In Depth – En détail
Let’s learn more about the French and their ways
Les différences culturelles – Cultural differences
List of things French people do or don’t do
- The French kiss easily on the cheeks, even if they’re total strangers to one another. So, you might find yourself being greeted with 2, 3 or even 4 kisses by a friend of a friend, a total stranger to you 🙂
- I never go empty-handed to someone’s house. The gift doesn’t have to be much: flowers, chocolates, or even wine. Don’t worry if your bottle of wine isn’t open that day. It might just be that your host had another varietal in mind. But, don’t come with mums, they’re the flowers you see on all the tombs in French cemeteries.
- When invited to a dinner party, French guests always ask about the food they’re eating: the recipe, how easy or difficult to make, how did the host come about that specific dish…
- French people always say ‘Bonjour’ – or even better ‘Bonjour Monsieur, Madame’ first to people they want to talk to
- French people don’t smile as much as they give stern looks
- French people don’t say ‘Merci’ as often as English speakers
- French people don’t necessarily pay compliment to one another on the clothes they’re wearing, the jewelry they have, or their hairdos. If you do, you might get a blank look.
- French people don’t necessarily look at you right in the eyes
- when invited, French people arrive a bit late, 10 to 15 minutes. They bring a small present such as flowers, wine, chocolate (no chrysanthemums as they represent death)
- French people are râleurs – grumpy, they love to grouch about everything and anything, even though they know they shouldn’t
- French people do not mix professional life and private life. Don’t feel excluded if your French colleague doesn’t want to go out with you. French don’t often have colleagues as friends, as they socialize elsewhere
- French people don’t talk about money and age in a casual conversation
- French drivers aren’t as patient or courteous as others. French people do not stand in line very nicely. And that’s rude, I think 🙂
- French people sometimes drink alcohol at lunch or at dinner. If invited to an apéro to toast, it’s impolite not do drink. I sometimes ‘fake drink’: I take a drink, toast and put my glass down later. You may also ask if they have fruit juices: “Vous avez des jus de fruits ?”

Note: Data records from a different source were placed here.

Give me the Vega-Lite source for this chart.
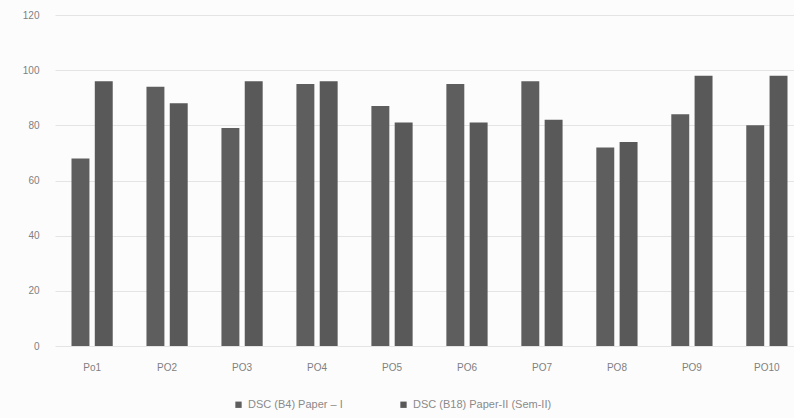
{
  "$schema": "https://vega.github.io/schema/vega-lite/v6.json",
  "autosize": {"type": "none"},
  "width": 749,
  "height": 331,
  "padding": {"left": 55, "top": 15, "right": 0, "bottom": 72},
  "background": "#fdfcfd",
  "config": {"view": {"stroke": null}, "font": "Liberation Sans"},
  "data": {
    "values": [
      {"po": "Po1", "series": "DSC (B4) Paper – I", "value": 68},
      {"po": "Po1", "series": "DSC (B18) Paper-II (Sem-II)", "value": 96},
      {"po": "PO2", "series": "DSC (B4) Paper – I", "value": 94},
      {"po": "PO2", "series": "DSC (B18) Paper-II (Sem-II)", "value": 88},
      {"po": "PO3", "series": "DSC (B4) Paper – I", "value": 79},
      {"po": "PO3", "series": "DSC (B18) Paper-II (Sem-II)", "value": 96},
      {"po": "PO4", "series": "DSC (B4) Paper – I", "value": 95},
      {"po": "PO4", "series": "DSC (B18) Paper-II (Sem-II)", "value": 96},
      {"po": "PO5", "series": "DSC (B4) Paper – I", "value": 87},
      {"po": "PO5", "series": "DSC (B18) Paper-II (Sem-II)", "value": 81},
      {"po": "PO6", "series": "DSC (B4) Paper – I", "value": 95},
      {"po": "PO6", "series": "DSC (B18) Paper-II (Sem-II)", "value": 81},
      {"po": "PO7", "series": "DSC (B4) Paper – I", "value": 96},
      {"po": "PO7", "series": "DSC (B18) Paper-II (Sem-II)", "value": 82},
      {"po": "PO8", "series": "DSC (B4) Paper – I", "value": 72},
      {"po": "PO8", "series": "DSC (B18) Paper-II (Sem-II)", "value": 74},
      {"po": "PO9", "series": "DSC (B4) Paper – I", "value": 84},
      {"po": "PO9", "series": "DSC (B18) Paper-II (Sem-II)", "value": 98},
      {"po": "PO10", "series": "DSC (B4) Paper – I", "value": 80},
      {"po": "PO10", "series": "DSC (B18) Paper-II (Sem-II)", "value": 98}
    ]
  },
  "mark": {"type": "bar"},
  "encoding": {
    "x": {
      "field": "po", "type": "nominal", "sort": null,
      "scale": {"paddingInner": 0.45, "paddingOuter": 0.22},
      "axis": {"title": null, "labelAngle": 0, "domain": false, "ticks": false, "labelPadding": 16, "labelColor": "#808080", "labelFontSize": 10}
    },
    "xOffset": {
      "field": "series", "type": "nominal", "sort": null,
      "scale": {"paddingInner": 0.23}
    },
    "y": {
      "field": "value", "type": "quantitative",
      "scale": {"domain": [0, 120]},
      "axis": {"title": null, "values": [0, 20, 40, 60, 80, 100, 120], "domain": false, "ticks": false, "labelPadding": 16, "labelColor": "#808080", "labelFontSize": 10, "gridColor": "#e4e4e4", "gridWidth": 1}
    },
    "color": {
      "field": "series", "type": "nominal", "sort": null,
      "scale": {"range": ["#5e5e5e", "#595959"]},
      "legend": {
        "title": null, "orient": "none", "direction": "horizontal",
        "legendX": 178, "legendY": 384,
        "symbolType": "square", "symbolSize": 40,
        "labelColor": "#8a8a8a", "labelFontSize": 11, "columnPadding": 55
      }
    }
  }
}
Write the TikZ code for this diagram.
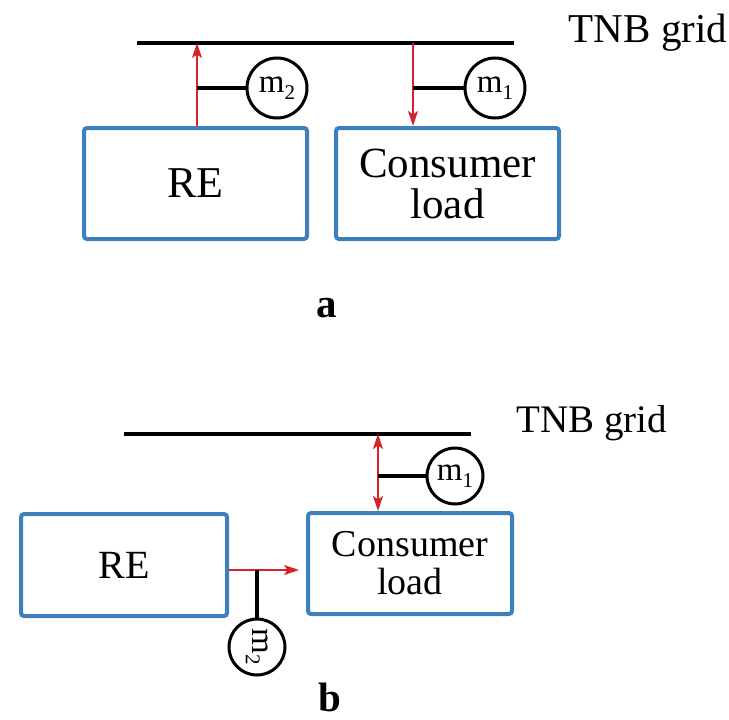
\documentclass[tikz,border=0pt]{standalone}
\usepackage{fontspec}
\setmainfont{Liberation Serif}
\usetikzlibrary{arrows.meta}
\definecolor{boxblue}{RGB}{62,128,190}
\definecolor{flowred}{RGB}{212,35,42}
\newcommand{\msub}[1]{m\raisebox{-0.45ex}{\fontsize{21}{21}\selectfont #1}}
\tikzset{
  unitbox/.style={draw=boxblue, line width=4pt, rounded corners=3pt, align=center, inner sep=0pt},
  meter/.style={draw=black, circle, line width=3pt, inner sep=0pt, font=\fontsize{33}{33}\selectfont},
  gridline/.style={line width=3.6pt},
  stub/.style={line width=3.2pt},
  flow/.style={draw=flowred, line width=2pt, >={Stealth[length=15pt,width=10pt,inset=3.5pt]}},
  panellabel/.style={font=\fontsize{41}{40}\selectfont\bfseries, inner sep=0pt, anchor=base},
}
\begin{document}
\begin{tikzpicture}[x=1pt,y=-1pt]
\useasboundingbox (0,0) rectangle (729,720);
% ---------- panel a ----------
\coordinate (gA1) at (137,43);
\coordinate (gA2) at (514,43);
\coordinate (tA1) at (197,43);
\coordinate (tA2) at (413,43);
\draw[gridline] (gA1) -- (gA2);
\node[font=\fontsize{41}{40}\selectfont] (tnbA) at (648,33) {TNB grid};
\node[unitbox, minimum width=223pt, minimum height=111pt, font=\fontsize{44}{40}\selectfont] (REa) at (195.5,183.5) {RE};
\node[unitbox, minimum width=223pt, minimum height=111pt, font=\fontsize{43}{41}\selectfont] (CLa) at (447.5,183.5) {Consumer\\load};
\node[meter, minimum size=60pt] (m2a) at (277,88) {\msub{2}};
\node[meter, minimum size=60pt] (m1a) at (495,88) {\msub{1}};
\draw[flow, ->] (tA1 |- REa.north) -- (tA1);
\draw[flow, ->] (tA2) -- (tA2 |- CLa.north);
\draw[stub] (m2a) -- (m2a -| tA1);
\draw[stub] (m1a) -- (m1a -| tA2);
\node[panellabel] (la) at (327,317) {a};
% ---------- panel b ----------
\coordinate (gB1) at (124,434);
\coordinate (gB2) at (471,434);
\coordinate (tB) at (378,434);
\coordinate (hB) at (0,570);
\draw[gridline] (gB1) -- (gB2);
\node[font=\fontsize{39}{40}\selectfont] (tnbB) at (592,423) {TNB grid};
\node[unitbox, minimum width=206pt, minimum height=102pt, font=\fontsize{40}{36}\selectfont] (REb) at (124,565) {RE};
\node[unitbox, minimum width=204pt, minimum height=101pt, font=\fontsize{38}{38}\selectfont] (CLb) at (410,563.5) {Consumer\\load};
\node[meter, minimum size=56pt] (m1b) at (455,476) {\msub{1}};
\node[meter, minimum size=56pt, rotate=-90] (m2b) at (257,647) {\msub{2}};
\draw[flow, <->] (tB) -- (tB |- CLb.north);
\draw[stub] (m1b) -- (m1b -| tB);
\draw[flow, ->] (REb.east |- hB) -- ([xshift=-7pt]CLb.west |- hB);
\draw[stub] (m2b) -- (m2b |- hB);
\node[panellabel] (lb) at (330,711) {b};
\end{tikzpicture}
\end{document}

- French people don’t necessarily say ‘Bon appétit’ when sharing a meal. The proper etiquette says we shouldn’t.
- French people always talk about the food they’re eating, comment on it, ask questions about the dish. It’s very impolite not to.
- at the restaurant
- French people don’t alter (add/take out food) the dish they ordered from a menu. They can specify how they want meat or fish cooked, but that about it.
- French people don’t bring a doggy bag home (although that’s changing)
- French waiters are not going to tell you their name, and aren’t necessarily going to be as attentive, as their tip is included in your tab anyway
- French people feel it’s okay to smoke outside the café. They feel entitled. They feel if you don’t like smoke, there is an area inside where you won’t be confronted to smoke
- I hope you’re somewhat thick-skinned as the French tend to talk like sailors sometimes. French language is often more graphic than English. I can think of many words that, if translated literally, will really shock an English speaker. However, these words are very common in French. See for instance the 1998 movie ‘Le diner de cons’ very properly translated by ‘The dinner game’ whereas the literal translation should be something like ‘The dinner for c_nts’.*
- French people use command forms more readily than English speakers do
- Tourne à gauche
- You’ll want to turn left
- French people use exclamation points and capital letters often in writing, which can be perceived as rude
- French people generally don’t return their purchases to the store for an exchange or a refund without having to go through a protocol. It’s a huge ordeal, although again, with big online companies, that might be changing a little in retail store as well.